Kafoumba Touré

Personal information
- Full name: Cheick Mohamed Kafoumba Touré
- Date of birth: 1 January 1994 (age 32)
- Place of birth: Mali
- Height: 1.83 m (6 ft 0 in)
- Position: Forward

Team information
- Current team: Tubize (on loan from Antwerp)
- Number: 13

Senior career*
- Years: Team / Apps / (Gls)
- 2014–2016: AS Gabès / 19 / (5)
- 2015–2016: Stade Tunisien / 14 / (5)
- 2016–2017: Ohod / 25 / (17)
- 2017: Qadsia
- 2017–: Antwerp / 8 / (0)
- 2019: → Al-Washm (loan) / 8 / (0)
- 2019: → Kawkab Marrakech (loan) / 1 / (0)
- 2019–: → Tubize (loan) / 13 / (0)

= Kafoumba Touré =

Malian footballer

Cheick Mohamed Kafoumba Touré (born 1 January 1994) is a Malian professional footballer who plays for Belgian club A.F.C. Tubize on loan from Antwerp, as a forward.

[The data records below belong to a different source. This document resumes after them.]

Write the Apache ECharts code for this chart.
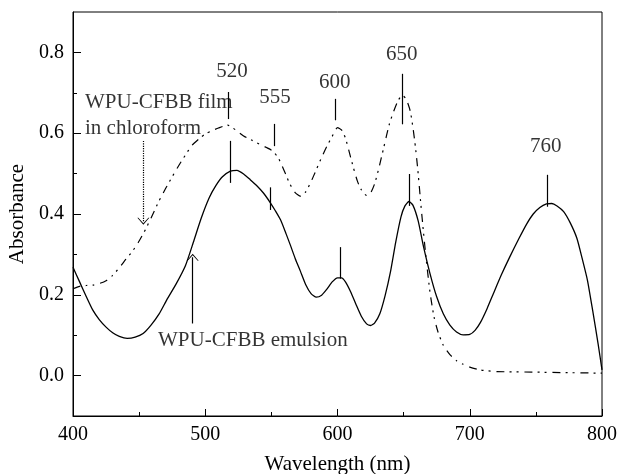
<!DOCTYPE html>
<html><head><meta charset="utf-8">
<script src="https://cdn.jsdelivr.net/npm/echarts@6/dist/echarts.min.js"></script>
<style>html,body{margin:0;padding:0;background:#fff}#c{width:618px;height:474px}</style>
</head><body><div id="c"></div>
<script>
// ---- data ----
const emulsionX = [400,405,410,415,420,425,430,435,441,447,453,459,465,471,478,485,491,497,503,508,513,519,524,529,534,539,544,549,553,557,561,564,568,572,576,580,584,588,592,596,600,603,606,610,614,618,622,625,628,632,636,640,644,648,651,654,657,661,665,670,675,680,685,690,695,700,704,708,713,718,724,730,737,743,748,753,758,762,766,771,776,781,785,789,793,797,800];
const emulsionY = [0.268,0.232,0.196,0.162,0.138,0.120,0.106,0.097,0.092,0.095,0.104,0.125,0.152,0.188,0.227,0.272,0.330,0.39,0.440,0.470,0.492,0.506,0.508,0.499,0.485,0.470,0.452,0.429,0.408,0.385,0.352,0.326,0.29,0.258,0.225,0.203,0.194,0.199,0.214,0.232,0.242,0.242,0.232,0.207,0.176,0.147,0.128,0.124,0.130,0.153,0.198,0.256,0.33,0.393,0.42,0.431,0.422,0.383,0.32,0.252,0.195,0.153,0.125,0.108,0.101,0.102,0.112,0.131,0.165,0.204,0.25,0.292,0.338,0.375,0.400,0.416,0.425,0.426,0.420,0.406,0.378,0.340,0.29,0.236,0.16,0.08,0.014];
const filmX = [400,405,410,415,420,425,430,435,440,445,450,455,460,465,470,475,480,485,490,495,500,505,510,517,523,529,535,541,546,551,555,558,561,564,568,572,576,580,584,588,592,596,600,603,606,609,612,615,618,622,625,628,631,635,639,642,646,649,652,655,657,659,661,663,665,667,670,673,676,680,685,690,695,700,708,720,740,760,780,800];
const filmY = [0.215,0.221,0.223,0.224,0.228,0.235,0.248,0.267,0.288,0.308,0.333,0.363,0.397,0.432,0.463,0.492,0.520,0.546,0.570,0.585,0.598,0.606,0.613,0.620,0.608,0.593,0.583,0.573,0.565,0.556,0.540,0.520,0.497,0.474,0.453,0.444,0.455,0.480,0.510,0.54,0.568,0.592,0.614,0.608,0.588,0.552,0.515,0.482,0.460,0.446,0.452,0.474,0.510,0.565,0.620,0.650,0.682,0.694,0.684,0.655,0.615,0.564,0.50,0.425,0.355,0.29,0.205,0.145,0.108,0.075,0.052,0.037,0.028,0.021,0.014,0.010,0.009,0.008,0.007,0.006];
const xTicks = [400,500,600,700,800];
const yTicks = [0.0,0.2,0.4,0.6,0.8];
const yMinorTicks = [0.1,0.3,0.5,0.7];
const peakNames = ['520','555','600','650','760'];

// ---- annotations (data coordinates) ----
const peakLabelPos = [[520.2,0.753],[552.7,0.689],[598,0.725],[648.5,0.796],[757.4,0.568]];
const filmMarks = [[517.7,0.702,0.635],[552,0.623,0.568],[598,0.685,0.632],[649.3,0.747,0.622]];
const emulsionMarks = [[518.7,0.581,0.477],[549,0.466,0.41],[601.9,0.318,0.24],[654.3,0.499,0.42],[758.6,0.497,0.418]];
const textNotes = [['WPU-CFBB film',409.1,0.677],['in chloroform',409.1,0.611],['WPU-CFBB emulsion',464.3,0.0875]];

const FONT = 'Liberation Serif';
const FS = 21;
const TFS = 20;
const chevron = 'path://M0,10 L10,0 L20,10 L18.4,10 L10,2.2 L1.6,10 Z';

function pairs(xs, ys){ return xs.map((x,i)=>[x, ys[i]]); }
function segs(arr){ return arr.map(m=>[{coord:[m[0],m[1]]},{coord:[m[0],m[2]]}]); }

const labelStyle = {fontFamily:FONT,fontSize:FS,color:'#000',textBorderWidth:0,textBorderColor:'transparent',textShadowBlur:0};

const chart = echarts.init(document.getElementById('c'), null, {renderer:'canvas'});
chart.setOption({
  animation:false,
  backgroundColor:'#fff',
  grid:{left:73,right:16,top:12,bottom:58,outerBoundsMode:'none',containLabel:false,show:true,borderColor:'#000',borderWidth:1,backgroundColor:'transparent'},
  xAxis:{
    type:'value',min:400,max:800,interval:100,
    name:'Wavelength (nm)',nameLocation:'middle',nameGap:38,
    nameTextStyle:{fontFamily:FONT,fontSize:FS,color:'#000'},
    axisLine:{onZero:false,lineStyle:{color:'#000',width:1}},
    axisTick:{inside:true,length:7,lineStyle:{color:'#000'}},
    minorTick:{show:true,splitNumber:2,length:4,lineStyle:{color:'#000'}},
    axisLabel:{fontFamily:FONT,fontSize:TFS,color:'#000',margin:9},
    splitLine:{show:false}
  },
  yAxis:[{
    type:'value',min:-0.1,max:0.9,position:'left',
    name:'Absorbance',nameLocation:'middle',nameGap:45,
    nameTextStyle:{fontFamily:FONT,fontSize:FS,color:'#000'},
    axisLine:{show:true,onZero:false,lineStyle:{color:'#000',width:1}},
    axisTick:{show:true,inside:true,length:8,customValues:yTicks,lineStyle:{color:'#000'}},
    axisLabel:{customValues:yTicks,fontFamily:FONT,fontSize:TFS,color:'#000',margin:9,formatter:v=>Number(v).toFixed(1)},
    splitLine:{show:false}
  },{
    type:'value',min:-0.1,max:0.9,position:'left',offset:0,
    axisLine:{show:false,onZero:false},
    axisTick:{show:true,inside:true,length:4,customValues:yMinorTicks,lineStyle:{color:'#000'}},
    axisLabel:{show:false},
    splitLine:{show:false}
  }],
  series:[{
    type:'line',name:'emulsion',data:pairs(emulsionX,emulsionY),smooth:0.2,showSymbol:false,
    lineStyle:{color:'#000',width:1.3},
    markLine:{silent:true,symbol:'none',label:{show:false},lineStyle:{color:'#000',width:1.2,type:'solid'},
      data:segs(emulsionMarks).concat([[
        {coord:[490.5,0.129],symbol:'none'},
        {coord:[490.5,0.293],symbol:chevron,symbolSize:[12,7]}
      ]])}
  },{
    type:'line',name:'film',data:pairs(filmX,filmY),smooth:0.2,showSymbol:false,
    lineStyle:{color:'#000',width:1.2,type:[8,5,2,5,2,6]},
    markLine:{silent:true,symbol:'none',label:{show:false},lineStyle:{color:'#000',width:1.2,type:'solid'},
      data:segs(filmMarks).concat([[
        {coord:[453.2,0.581],symbol:'none',lineStyle:{type:'dotted',width:1.2}},
        {coord:[453.2,0.382],symbol:chevron,symbolSize:[12,7],lineStyle:{type:'dotted',width:1.2}}
      ]])}
  },{
    type:'scatter',symbolSize:0,silent:true,itemStyle:{color:'#000'},
    data:peakLabelPos.map((p,i)=>({value:p,name:peakNames[i]})),
    label:Object.assign({show:true,position:'inside',formatter:'{b}'},labelStyle)
  },{
    type:'scatter',symbolSize:0,silent:true,itemStyle:{color:'#000'},
    data:textNotes.map(t=>({value:[t[1],t[2]],name:t[0]})),
    label:Object.assign({show:true,position:'right',distance:0,formatter:'{b}'},labelStyle)
  }]
});
</script></body></html>
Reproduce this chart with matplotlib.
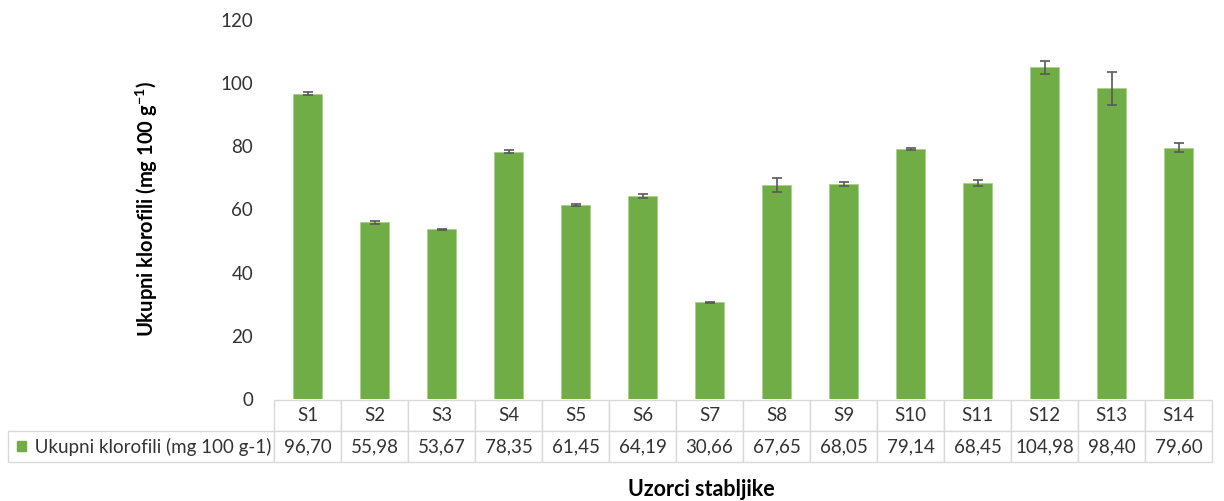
import numpy as np
import matplotlib
matplotlib.use("Agg")
import matplotlib.pyplot as plt
from matplotlib.patches import Rectangle

plt.rcParams['font.family'] = ['Lato', 'DejaVu Sans']
plt.rcParams['mathtext.fontset'] = 'custom'
plt.rcParams['mathtext.rm'] = 'Lato'
plt.rcParams['mathtext.bf'] = 'Lato:bold'

# data
samples = ['S1', 'S2', 'S3', 'S4', 'S5', 'S6', 'S7', 'S8', 'S9', 'S10', 'S11', 'S12', 'S13', 'S14']
chlorophyll = [96.70, 55.98, 53.67, 78.35, 61.45, 64.19, 30.66, 67.65, 68.05, 79.14, 68.45, 104.98, 98.40, 79.60]
errors = [0.5, 0.5, 0.3, 0.4, 0.4, 0.7, 0.2, 2.2, 0.5, 0.3, 0.9, 2.0, 5.2, 1.4]
series_name = 'Ukupni klorofili (mg 100 g-1)'
yticks = [0, 20, 40, 60, 80, 100, 120]

green = '#70ad47'
text_col = '#333333'
grid_col = '#d9d9d9'

fig = plt.figure(figsize=(12.24, 5.01), dpi=100, facecolor='white')
W, H = 1224, 501
ax_l, ax_r, ax_t, ax_b = 274, 1212, 20, 399
ax = fig.add_axes([ax_l / W, 1 - ax_b / H, (ax_r - ax_l) / W, (ax_b - ax_t) / H])

x = np.arange(len(samples))
ax.bar(x, chlorophyll, width=0.42, color=green, edgecolor='#a9d18e', linewidth=0.6,
       yerr=errors, error_kw=dict(ecolor='#595959', elinewidth=1.2, capsize=3.5, capthick=1.2))

ax.set_xlim(-0.5, len(samples) - 0.5)
ax.set_ylim(0, 120)
ax.set_yticks(yticks)
ax.set_yticklabels([str(t) for t in yticks], fontsize=13.5, color=text_col)
ax.set_xticks([])
ax.tick_params(axis='y', length=0, pad=15)
for s in ax.spines.values():
    s.set_visible(False)

ax.set_ylabel(r'Ukupni klorofili (mg 100 g$^{\mathbf{-1}}$)', fontsize=14.5,
              fontweight='bold', color='black')
ax.yaxis.set_label_coords((160 - ax_l) / (ax_r - ax_l), 0.5)

# data table under the bars
ax_w = ax_r - ax_l
ax_h = ax_b - ax_t
row_label_w = (ax_l - 8) / ax_w
values_txt = [f'{v:.2f}'.replace('.', ',') for v in chlorophyll]
cell_text = [[''] + samples, ['     ' + series_name] + values_txt]
col_w = [row_label_w] + [1 / len(samples)] * len(samples)
tbl = ax.table(cellText=cell_text, colWidths=col_w, cellLoc='center',
               bbox=[-row_label_w, -(462 - ax_b) / ax_h, 1 + row_label_w, (462 - 400) / ax_h])
tbl.auto_set_font_size(False)
tbl.set_fontsize(13.5)
for (r, c), cell in tbl.get_celld().items():
    cell.set_edgecolor(grid_col)
    cell.set_linewidth(1.0)
    cell.get_text().set_color(text_col)
    if r == 0 and c == 0:
        cell.visible_edges = ''
    if r == 1 and c == 0:
        cell.get_text().set_ha('left')
        cell.PAD = 0.01

# legend key inside the row label cell
ax.add_patch(Rectangle(((17 - ax_l) / ax_w, -(451 - ax_b) / ax_h), 9 / ax_w, 10 / ax_h,
                       transform=ax.transAxes, color=green, clip_on=False))

fig.text(701 / W, 1 - 489 / H, 'Uzorci stabljike', fontsize=15.5, fontweight='bold',
         ha='center', va='center', color='black')

fig.savefig('out.png', dpi=100, facecolor='white')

Touré has played for AS Gabès, Stade Tunisien, Ohod, Qadsia and Antwerp.

==Career==
Touré joined Antwerp in the summer 2017. However, he failed to impress, appearing only in two games. A year after his arrival, he was loaned out to Al-Washm Club and later to Kawkab Marrakech. In September 2019 he was loaned out again, this time to A.F.C. Tubize.